What you are asked to do →
All lines from the beginning of the listing through the line with "from bokeh.resources import INLINE" are to be copied word for word; the pictures are not.
▬▬▬▬▬▬
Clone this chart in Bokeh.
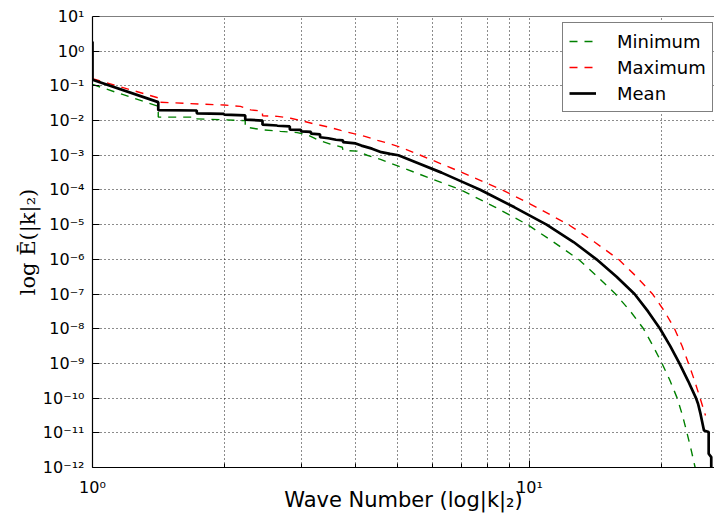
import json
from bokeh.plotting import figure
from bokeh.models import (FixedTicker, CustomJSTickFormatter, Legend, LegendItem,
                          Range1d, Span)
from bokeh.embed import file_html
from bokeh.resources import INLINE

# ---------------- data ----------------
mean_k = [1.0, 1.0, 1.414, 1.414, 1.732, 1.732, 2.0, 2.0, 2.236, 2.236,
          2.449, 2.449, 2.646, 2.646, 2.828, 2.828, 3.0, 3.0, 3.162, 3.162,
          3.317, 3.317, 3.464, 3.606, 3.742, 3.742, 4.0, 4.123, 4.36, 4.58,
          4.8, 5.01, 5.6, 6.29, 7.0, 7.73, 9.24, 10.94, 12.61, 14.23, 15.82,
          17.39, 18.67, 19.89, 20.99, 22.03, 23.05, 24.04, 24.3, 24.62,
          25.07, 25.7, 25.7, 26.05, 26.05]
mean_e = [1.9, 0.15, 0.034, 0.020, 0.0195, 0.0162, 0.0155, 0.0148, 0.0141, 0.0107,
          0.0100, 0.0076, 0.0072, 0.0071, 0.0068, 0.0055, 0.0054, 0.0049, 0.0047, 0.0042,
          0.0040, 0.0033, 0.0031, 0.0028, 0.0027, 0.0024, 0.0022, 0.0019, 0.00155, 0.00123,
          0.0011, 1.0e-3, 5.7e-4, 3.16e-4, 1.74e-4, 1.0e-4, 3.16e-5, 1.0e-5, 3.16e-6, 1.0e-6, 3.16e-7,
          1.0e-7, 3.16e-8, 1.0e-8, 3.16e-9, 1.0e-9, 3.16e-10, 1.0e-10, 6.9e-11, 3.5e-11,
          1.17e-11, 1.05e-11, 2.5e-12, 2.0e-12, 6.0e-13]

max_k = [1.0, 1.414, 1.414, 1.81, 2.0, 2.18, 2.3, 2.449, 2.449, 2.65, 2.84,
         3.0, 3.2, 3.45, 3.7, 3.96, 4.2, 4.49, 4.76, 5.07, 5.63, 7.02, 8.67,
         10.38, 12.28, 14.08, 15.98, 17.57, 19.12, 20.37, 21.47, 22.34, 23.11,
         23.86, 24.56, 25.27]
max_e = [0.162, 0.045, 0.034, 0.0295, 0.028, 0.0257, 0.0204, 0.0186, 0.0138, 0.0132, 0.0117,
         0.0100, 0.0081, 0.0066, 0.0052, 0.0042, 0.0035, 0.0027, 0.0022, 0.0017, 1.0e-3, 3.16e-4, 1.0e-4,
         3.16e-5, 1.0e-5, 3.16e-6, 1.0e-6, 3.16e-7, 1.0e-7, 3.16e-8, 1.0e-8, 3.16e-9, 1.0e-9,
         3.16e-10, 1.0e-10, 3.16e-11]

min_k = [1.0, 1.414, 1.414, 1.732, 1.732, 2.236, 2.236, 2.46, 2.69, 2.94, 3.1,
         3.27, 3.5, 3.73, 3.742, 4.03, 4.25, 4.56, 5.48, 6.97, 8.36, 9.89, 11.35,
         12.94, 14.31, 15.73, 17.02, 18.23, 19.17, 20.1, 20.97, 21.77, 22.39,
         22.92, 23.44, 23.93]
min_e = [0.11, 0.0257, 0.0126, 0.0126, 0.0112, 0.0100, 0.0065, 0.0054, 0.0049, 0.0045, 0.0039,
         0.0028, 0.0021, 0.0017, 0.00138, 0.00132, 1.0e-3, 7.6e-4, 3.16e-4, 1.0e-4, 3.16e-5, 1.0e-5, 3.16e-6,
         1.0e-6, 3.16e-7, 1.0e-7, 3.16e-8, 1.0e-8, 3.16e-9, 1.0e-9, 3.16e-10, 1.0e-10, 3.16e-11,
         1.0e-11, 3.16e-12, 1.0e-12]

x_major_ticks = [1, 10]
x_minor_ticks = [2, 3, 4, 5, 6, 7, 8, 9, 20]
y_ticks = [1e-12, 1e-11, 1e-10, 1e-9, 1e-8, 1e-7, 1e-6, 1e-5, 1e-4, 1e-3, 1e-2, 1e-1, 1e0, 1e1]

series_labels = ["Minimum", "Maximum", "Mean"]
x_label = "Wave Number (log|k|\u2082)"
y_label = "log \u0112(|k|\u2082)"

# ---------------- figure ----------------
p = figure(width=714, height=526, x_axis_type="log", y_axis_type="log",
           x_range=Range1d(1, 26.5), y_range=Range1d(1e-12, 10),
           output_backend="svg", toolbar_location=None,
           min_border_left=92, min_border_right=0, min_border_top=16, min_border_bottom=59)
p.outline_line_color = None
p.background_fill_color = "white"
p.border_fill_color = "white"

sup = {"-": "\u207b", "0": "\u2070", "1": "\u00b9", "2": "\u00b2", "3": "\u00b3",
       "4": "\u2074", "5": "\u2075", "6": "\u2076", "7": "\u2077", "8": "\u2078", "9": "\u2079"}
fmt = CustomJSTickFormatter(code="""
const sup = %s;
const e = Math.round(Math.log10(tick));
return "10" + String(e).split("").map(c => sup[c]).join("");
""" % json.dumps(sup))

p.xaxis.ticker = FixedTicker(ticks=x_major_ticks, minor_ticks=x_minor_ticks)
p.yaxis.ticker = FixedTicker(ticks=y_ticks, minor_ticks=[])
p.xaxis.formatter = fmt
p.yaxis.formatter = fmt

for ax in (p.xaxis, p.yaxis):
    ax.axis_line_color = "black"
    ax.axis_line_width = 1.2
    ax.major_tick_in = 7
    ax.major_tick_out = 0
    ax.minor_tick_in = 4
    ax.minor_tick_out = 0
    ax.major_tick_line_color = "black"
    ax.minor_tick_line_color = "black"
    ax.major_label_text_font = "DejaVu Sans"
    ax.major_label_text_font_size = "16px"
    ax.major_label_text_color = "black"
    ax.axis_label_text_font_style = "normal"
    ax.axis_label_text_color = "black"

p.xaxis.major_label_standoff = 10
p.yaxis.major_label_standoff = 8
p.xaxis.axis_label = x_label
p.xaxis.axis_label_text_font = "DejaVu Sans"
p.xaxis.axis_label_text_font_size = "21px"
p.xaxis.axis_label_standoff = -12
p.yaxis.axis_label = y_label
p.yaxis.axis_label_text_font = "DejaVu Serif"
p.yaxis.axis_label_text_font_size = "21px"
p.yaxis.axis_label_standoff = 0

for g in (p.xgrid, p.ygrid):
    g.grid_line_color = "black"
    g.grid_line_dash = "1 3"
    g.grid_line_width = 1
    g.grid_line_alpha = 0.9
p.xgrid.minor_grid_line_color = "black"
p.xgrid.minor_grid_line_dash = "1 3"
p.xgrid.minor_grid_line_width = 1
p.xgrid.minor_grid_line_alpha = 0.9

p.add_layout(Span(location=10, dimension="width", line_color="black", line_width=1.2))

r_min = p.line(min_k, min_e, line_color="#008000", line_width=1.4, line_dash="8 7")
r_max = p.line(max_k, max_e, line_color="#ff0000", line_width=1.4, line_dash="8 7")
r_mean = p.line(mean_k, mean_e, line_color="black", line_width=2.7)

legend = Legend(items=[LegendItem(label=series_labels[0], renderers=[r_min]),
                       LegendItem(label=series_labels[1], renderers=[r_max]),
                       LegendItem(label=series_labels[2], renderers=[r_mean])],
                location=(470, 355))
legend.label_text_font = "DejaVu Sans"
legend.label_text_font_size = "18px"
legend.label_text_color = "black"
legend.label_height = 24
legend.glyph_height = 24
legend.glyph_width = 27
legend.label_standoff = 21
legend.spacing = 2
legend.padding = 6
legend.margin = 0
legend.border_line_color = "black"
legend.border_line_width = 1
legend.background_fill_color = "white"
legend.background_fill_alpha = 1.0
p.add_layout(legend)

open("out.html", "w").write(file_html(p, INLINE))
▬▬▬▬▬▬
Problem solution →
Clone this chart in Bokeh.
import json
from bokeh.plotting import figure
from bokeh.models import (FixedTicker, CustomJSTickFormatter, Legend, LegendItem,
                          Range1d, Span)
from bokeh.embed import file_html
from bokeh.resources import INLINE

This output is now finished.